Task statement: Find the string "this" in the entries and copy each line that has it.
* start *
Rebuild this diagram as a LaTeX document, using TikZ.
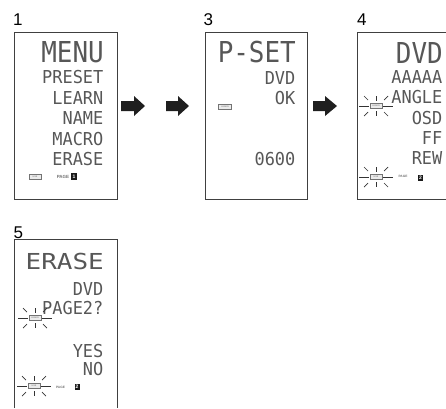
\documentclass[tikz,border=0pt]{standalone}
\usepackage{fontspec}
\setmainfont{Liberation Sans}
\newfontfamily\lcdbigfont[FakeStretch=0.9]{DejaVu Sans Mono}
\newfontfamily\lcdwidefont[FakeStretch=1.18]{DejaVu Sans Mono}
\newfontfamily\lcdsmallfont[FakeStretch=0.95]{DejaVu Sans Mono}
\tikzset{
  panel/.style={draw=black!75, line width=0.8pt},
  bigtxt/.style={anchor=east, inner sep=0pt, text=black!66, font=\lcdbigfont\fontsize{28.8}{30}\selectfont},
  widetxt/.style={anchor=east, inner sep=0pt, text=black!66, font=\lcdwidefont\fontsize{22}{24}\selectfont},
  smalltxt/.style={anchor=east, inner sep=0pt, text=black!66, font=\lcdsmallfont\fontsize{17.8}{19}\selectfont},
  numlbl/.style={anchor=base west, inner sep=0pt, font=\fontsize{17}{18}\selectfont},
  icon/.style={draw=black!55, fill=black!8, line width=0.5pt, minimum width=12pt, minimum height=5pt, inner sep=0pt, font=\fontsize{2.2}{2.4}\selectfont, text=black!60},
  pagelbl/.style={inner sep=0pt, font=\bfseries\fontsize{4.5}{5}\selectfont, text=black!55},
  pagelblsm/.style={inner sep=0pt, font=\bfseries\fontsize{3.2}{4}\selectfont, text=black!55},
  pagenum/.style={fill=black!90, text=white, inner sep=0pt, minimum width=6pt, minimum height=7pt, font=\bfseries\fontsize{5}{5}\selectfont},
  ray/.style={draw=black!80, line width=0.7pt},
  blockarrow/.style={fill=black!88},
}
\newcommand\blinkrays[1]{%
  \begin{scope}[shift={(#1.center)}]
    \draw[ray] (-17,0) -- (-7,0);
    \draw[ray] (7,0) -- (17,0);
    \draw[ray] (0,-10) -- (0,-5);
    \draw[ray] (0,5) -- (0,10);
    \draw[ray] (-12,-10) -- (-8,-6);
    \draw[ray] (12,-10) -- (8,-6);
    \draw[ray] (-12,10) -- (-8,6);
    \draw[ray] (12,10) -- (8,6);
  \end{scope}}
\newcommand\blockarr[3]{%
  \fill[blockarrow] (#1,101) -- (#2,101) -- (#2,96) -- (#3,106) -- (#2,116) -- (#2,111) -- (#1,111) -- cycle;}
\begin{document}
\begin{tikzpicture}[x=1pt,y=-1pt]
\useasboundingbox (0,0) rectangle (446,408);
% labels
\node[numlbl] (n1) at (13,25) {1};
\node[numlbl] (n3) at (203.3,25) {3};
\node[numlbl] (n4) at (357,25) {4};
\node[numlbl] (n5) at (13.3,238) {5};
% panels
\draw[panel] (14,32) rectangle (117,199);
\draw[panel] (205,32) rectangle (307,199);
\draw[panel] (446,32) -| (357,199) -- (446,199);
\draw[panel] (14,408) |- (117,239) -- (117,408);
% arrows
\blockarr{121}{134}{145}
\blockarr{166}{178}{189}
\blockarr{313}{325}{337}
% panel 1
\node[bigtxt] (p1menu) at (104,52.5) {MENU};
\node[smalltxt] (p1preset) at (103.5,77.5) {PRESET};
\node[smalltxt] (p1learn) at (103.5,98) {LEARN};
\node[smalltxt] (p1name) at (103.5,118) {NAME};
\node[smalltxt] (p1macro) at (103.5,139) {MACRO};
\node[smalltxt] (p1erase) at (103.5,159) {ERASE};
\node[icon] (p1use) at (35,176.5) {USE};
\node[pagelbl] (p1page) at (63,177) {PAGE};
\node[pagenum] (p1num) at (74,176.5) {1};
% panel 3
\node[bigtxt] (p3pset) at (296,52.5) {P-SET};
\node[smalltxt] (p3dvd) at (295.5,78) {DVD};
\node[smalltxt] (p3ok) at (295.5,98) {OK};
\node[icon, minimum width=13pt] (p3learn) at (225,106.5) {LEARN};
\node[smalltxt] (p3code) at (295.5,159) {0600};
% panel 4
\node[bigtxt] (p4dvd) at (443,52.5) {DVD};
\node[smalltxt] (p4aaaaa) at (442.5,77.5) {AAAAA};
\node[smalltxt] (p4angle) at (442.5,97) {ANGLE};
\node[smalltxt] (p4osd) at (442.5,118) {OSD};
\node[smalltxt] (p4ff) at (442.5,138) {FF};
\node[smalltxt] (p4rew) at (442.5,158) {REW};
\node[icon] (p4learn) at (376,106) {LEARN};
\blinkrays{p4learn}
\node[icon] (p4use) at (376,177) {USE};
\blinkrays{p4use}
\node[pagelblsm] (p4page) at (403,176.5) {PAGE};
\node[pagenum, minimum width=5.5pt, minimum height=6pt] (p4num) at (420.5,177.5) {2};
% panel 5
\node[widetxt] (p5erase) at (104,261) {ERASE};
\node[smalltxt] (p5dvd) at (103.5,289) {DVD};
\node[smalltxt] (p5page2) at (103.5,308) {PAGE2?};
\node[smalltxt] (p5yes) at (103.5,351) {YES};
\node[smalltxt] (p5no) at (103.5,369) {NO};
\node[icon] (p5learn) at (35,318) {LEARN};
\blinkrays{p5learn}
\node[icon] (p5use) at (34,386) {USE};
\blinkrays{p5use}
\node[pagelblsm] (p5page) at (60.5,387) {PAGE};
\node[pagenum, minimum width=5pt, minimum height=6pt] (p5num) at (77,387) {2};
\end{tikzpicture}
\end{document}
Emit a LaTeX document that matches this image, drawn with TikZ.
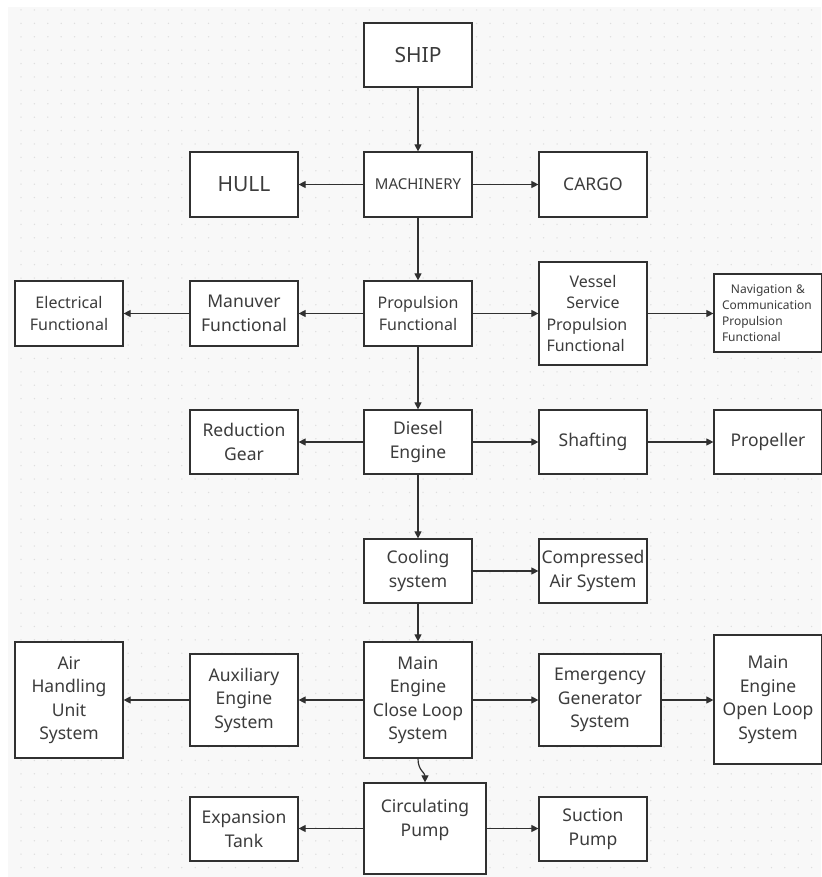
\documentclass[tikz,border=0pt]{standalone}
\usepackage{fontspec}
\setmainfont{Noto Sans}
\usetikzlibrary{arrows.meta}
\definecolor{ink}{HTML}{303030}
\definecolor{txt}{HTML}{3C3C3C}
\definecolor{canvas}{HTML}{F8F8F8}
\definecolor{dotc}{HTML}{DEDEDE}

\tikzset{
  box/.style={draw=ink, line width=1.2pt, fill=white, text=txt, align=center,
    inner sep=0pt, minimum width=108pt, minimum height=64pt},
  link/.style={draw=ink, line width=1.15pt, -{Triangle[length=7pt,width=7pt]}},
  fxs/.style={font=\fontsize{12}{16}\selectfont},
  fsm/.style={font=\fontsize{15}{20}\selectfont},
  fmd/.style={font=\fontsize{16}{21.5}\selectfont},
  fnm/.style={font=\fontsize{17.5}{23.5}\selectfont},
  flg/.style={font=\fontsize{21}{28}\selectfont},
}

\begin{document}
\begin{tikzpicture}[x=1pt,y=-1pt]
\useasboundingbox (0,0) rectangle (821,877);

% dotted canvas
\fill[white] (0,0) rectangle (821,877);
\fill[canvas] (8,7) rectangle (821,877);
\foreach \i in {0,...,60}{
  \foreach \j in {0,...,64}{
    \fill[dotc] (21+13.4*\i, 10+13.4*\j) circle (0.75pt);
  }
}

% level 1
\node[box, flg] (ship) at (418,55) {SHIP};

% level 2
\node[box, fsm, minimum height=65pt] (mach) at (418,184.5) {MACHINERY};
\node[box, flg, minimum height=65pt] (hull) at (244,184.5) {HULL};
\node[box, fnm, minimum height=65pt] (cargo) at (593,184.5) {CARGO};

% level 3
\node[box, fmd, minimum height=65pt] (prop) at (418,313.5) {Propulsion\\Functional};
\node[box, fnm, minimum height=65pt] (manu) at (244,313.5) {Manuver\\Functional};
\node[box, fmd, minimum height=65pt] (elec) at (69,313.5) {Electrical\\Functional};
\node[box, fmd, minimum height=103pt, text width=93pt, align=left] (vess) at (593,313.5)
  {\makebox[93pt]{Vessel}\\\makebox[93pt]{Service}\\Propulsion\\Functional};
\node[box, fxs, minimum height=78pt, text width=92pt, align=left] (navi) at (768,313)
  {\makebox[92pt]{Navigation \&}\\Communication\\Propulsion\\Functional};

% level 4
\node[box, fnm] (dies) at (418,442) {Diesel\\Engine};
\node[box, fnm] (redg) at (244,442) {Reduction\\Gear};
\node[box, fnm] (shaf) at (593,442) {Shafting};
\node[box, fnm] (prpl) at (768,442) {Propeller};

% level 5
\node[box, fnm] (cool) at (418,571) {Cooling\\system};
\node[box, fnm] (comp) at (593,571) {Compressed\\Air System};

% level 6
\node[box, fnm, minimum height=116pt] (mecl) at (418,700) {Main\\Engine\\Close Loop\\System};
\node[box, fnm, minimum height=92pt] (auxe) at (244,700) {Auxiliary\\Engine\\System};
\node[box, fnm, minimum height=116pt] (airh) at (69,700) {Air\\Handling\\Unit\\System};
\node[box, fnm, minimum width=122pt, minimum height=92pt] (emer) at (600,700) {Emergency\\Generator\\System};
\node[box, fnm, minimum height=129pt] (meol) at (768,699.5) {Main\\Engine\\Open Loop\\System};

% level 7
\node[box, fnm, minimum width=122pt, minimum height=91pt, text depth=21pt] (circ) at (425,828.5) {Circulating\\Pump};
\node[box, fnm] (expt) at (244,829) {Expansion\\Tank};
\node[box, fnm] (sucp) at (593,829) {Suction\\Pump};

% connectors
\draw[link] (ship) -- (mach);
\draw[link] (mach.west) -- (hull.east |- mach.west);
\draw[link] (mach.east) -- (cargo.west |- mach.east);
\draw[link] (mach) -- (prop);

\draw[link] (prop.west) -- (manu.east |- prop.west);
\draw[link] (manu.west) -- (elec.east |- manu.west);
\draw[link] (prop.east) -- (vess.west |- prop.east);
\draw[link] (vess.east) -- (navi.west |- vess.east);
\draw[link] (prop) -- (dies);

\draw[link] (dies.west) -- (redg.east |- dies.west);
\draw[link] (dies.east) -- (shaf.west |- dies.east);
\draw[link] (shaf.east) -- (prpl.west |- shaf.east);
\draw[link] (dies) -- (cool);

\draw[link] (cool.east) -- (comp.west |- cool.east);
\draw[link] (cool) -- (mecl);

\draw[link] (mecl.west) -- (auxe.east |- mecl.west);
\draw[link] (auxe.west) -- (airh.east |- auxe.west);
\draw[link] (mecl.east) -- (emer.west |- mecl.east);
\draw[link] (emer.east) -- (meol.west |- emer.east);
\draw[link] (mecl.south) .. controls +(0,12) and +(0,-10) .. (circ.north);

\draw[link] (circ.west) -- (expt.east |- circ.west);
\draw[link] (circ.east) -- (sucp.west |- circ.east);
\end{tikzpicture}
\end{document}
* end *
Response:
Rebuild this diagram as a LaTeX document, using TikZ.
Emit a LaTeX document that matches this image, drawn with TikZ.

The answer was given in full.